Task to complete
Write out, word for word, every line from the first one through the line that holds "- margin.bottom, margin.top]);", and nothing else; skip the pictures.

-----

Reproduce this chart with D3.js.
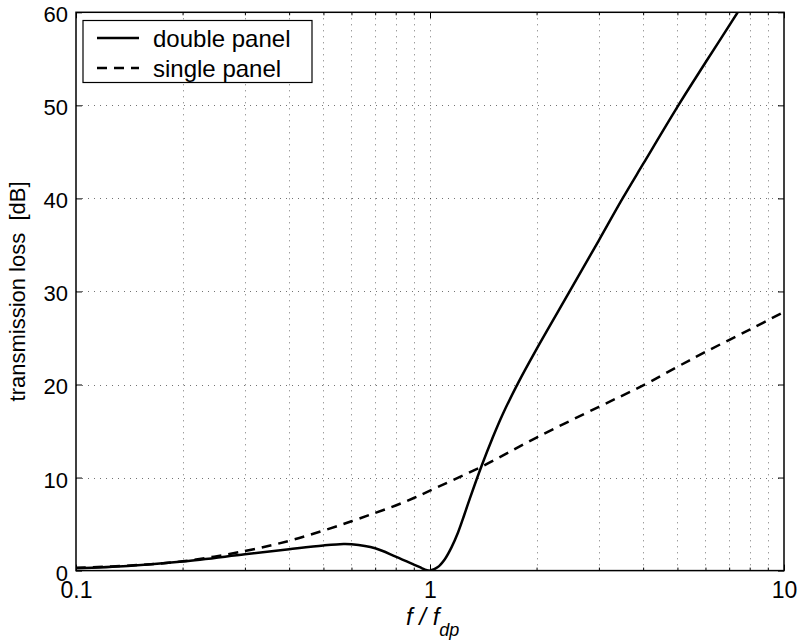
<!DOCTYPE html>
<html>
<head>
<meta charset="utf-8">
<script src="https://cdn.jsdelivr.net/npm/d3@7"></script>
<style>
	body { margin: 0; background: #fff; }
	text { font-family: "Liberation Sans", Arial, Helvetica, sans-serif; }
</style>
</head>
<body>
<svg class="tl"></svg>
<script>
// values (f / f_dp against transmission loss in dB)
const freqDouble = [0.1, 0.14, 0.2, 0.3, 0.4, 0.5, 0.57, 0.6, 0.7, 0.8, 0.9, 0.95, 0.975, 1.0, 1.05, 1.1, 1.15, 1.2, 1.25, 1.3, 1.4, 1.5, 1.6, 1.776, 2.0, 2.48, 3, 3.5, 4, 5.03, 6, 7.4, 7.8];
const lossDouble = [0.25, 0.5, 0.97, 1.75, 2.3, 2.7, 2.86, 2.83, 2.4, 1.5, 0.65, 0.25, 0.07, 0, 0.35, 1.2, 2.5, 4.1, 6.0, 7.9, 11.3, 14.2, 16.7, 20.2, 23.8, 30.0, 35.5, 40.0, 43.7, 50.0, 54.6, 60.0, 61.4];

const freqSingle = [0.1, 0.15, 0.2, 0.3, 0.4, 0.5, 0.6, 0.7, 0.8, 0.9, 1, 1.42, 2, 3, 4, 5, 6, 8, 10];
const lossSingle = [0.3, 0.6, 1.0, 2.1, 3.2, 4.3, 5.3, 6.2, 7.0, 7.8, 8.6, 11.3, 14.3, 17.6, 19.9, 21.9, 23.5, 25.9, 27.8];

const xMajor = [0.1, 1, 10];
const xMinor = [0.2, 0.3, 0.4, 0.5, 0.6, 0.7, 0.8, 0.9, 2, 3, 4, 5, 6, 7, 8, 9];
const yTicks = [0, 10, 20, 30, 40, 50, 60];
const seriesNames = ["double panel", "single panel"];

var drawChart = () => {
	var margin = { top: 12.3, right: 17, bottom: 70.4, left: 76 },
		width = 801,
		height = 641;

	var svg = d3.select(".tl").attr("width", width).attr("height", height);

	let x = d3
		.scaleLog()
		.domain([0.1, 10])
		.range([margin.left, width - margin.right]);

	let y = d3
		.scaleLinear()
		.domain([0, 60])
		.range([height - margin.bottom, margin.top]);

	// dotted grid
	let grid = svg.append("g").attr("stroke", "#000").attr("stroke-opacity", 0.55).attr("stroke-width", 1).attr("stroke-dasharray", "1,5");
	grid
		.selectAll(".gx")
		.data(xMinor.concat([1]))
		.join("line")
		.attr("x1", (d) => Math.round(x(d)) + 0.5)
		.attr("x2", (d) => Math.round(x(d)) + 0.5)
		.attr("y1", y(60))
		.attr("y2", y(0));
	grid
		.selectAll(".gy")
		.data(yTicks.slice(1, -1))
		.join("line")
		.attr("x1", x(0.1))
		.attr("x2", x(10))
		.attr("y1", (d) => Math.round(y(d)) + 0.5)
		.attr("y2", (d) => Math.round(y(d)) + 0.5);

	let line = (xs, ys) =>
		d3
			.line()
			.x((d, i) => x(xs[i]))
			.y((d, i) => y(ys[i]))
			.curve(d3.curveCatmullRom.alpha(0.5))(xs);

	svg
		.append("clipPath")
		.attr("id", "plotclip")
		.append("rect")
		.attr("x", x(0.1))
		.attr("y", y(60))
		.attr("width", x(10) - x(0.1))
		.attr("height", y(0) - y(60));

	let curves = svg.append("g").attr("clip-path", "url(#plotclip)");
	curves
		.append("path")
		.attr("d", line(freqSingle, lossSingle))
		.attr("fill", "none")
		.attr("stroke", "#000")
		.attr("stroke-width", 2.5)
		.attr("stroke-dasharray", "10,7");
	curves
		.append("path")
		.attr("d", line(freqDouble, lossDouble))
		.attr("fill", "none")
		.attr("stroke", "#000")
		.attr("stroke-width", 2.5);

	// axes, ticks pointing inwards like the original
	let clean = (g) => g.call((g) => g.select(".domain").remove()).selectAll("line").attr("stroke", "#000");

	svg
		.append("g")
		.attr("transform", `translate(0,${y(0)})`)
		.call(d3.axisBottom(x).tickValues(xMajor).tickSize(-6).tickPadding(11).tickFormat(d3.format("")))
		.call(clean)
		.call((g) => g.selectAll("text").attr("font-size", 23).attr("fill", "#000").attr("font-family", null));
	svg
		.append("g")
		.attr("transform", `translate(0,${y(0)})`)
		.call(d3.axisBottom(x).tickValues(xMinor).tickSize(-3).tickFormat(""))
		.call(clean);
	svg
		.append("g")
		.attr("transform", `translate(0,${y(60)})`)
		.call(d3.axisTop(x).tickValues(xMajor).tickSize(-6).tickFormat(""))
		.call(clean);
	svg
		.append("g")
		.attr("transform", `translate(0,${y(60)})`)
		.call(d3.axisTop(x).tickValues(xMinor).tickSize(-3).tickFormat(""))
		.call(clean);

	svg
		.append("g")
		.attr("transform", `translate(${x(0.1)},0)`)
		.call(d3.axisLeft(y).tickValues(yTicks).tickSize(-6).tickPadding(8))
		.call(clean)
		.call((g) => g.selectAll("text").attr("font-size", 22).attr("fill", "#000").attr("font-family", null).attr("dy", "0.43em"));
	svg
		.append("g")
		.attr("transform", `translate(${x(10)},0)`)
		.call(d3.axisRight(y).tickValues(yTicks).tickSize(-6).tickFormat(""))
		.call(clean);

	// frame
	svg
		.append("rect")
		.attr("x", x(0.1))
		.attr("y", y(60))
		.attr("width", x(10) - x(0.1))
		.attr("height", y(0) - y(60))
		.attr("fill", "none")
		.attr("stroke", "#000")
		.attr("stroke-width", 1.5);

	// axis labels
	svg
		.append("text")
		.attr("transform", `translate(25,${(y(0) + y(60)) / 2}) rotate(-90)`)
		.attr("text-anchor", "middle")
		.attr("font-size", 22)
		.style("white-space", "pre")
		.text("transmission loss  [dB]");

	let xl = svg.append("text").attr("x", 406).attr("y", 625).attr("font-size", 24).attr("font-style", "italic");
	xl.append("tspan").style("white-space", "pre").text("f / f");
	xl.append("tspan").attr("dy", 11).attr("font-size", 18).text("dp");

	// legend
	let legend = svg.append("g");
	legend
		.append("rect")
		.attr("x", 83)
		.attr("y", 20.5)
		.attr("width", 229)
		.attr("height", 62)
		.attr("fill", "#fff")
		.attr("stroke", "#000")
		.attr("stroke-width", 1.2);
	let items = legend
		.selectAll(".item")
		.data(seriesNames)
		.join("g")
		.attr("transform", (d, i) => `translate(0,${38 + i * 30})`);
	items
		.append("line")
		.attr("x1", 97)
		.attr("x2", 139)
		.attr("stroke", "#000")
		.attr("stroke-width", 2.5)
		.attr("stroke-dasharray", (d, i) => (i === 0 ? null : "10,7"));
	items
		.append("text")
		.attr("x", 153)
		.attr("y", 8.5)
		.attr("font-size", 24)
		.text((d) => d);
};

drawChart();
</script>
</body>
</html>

-----

Completed exercise
Reproduce this chart with D3.js.
<!DOCTYPE html>
<html>
<head>
<meta charset="utf-8">
<script src="https://cdn.jsdelivr.net/npm/d3@7"></script>
<style>
	body { margin: 0; background: #fff; }
	text { font-family: "Liberation Sans", Arial, Helvetica, sans-serif; }
</style>
</head>
<body>
<svg class="tl"></svg>
<script>
// values (f / f_dp against transmission loss in dB)
const freqDouble = [0.1, 0.14, 0.2, 0.3, 0.4, 0.5, 0.57, 0.6, 0.7, 0.8, 0.9, 0.95, 0.975, 1.0, 1.05, 1.1, 1.15, 1.2, 1.25, 1.3, 1.4, 1.5, 1.6, 1.776, 2.0, 2.48, 3, 3.5, 4, 5.03, 6, 7.4, 7.8];
const lossDouble = [0.25, 0.5, 0.97, 1.75, 2.3, 2.7, 2.86, 2.83, 2.4, 1.5, 0.65, 0.25, 0.07, 0, 0.35, 1.2, 2.5, 4.1, 6.0, 7.9, 11.3, 14.2, 16.7, 20.2, 23.8, 30.0, 35.5, 40.0, 43.7, 50.0, 54.6, 60.0, 61.4];

const freqSingle = [0.1, 0.15, 0.2, 0.3, 0.4, 0.5, 0.6, 0.7, 0.8, 0.9, 1, 1.42, 2, 3, 4, 5, 6, 8, 10];
const lossSingle = [0.3, 0.6, 1.0, 2.1, 3.2, 4.3, 5.3, 6.2, 7.0, 7.8, 8.6, 11.3, 14.3, 17.6, 19.9, 21.9, 23.5, 25.9, 27.8];

const xMajor = [0.1, 1, 10];
const xMinor = [0.2, 0.3, 0.4, 0.5, 0.6, 0.7, 0.8, 0.9, 2, 3, 4, 5, 6, 7, 8, 9];
const yTicks = [0, 10, 20, 30, 40, 50, 60];
const seriesNames = ["double panel", "single panel"];

var drawChart = () => {
	var margin = { top: 12.3, right: 17, bottom: 70.4, left: 76 },
		width = 801,
		height = 641;

	var svg = d3.select(".tl").attr("width", width).attr("height", height);

	let x = d3
		.scaleLog()
		.domain([0.1, 10])
		.range([margin.left, width - margin.right]);

	let y = d3
		.scaleLinear()
		.domain([0, 60])
		.range([height - margin.bottom, margin.top]);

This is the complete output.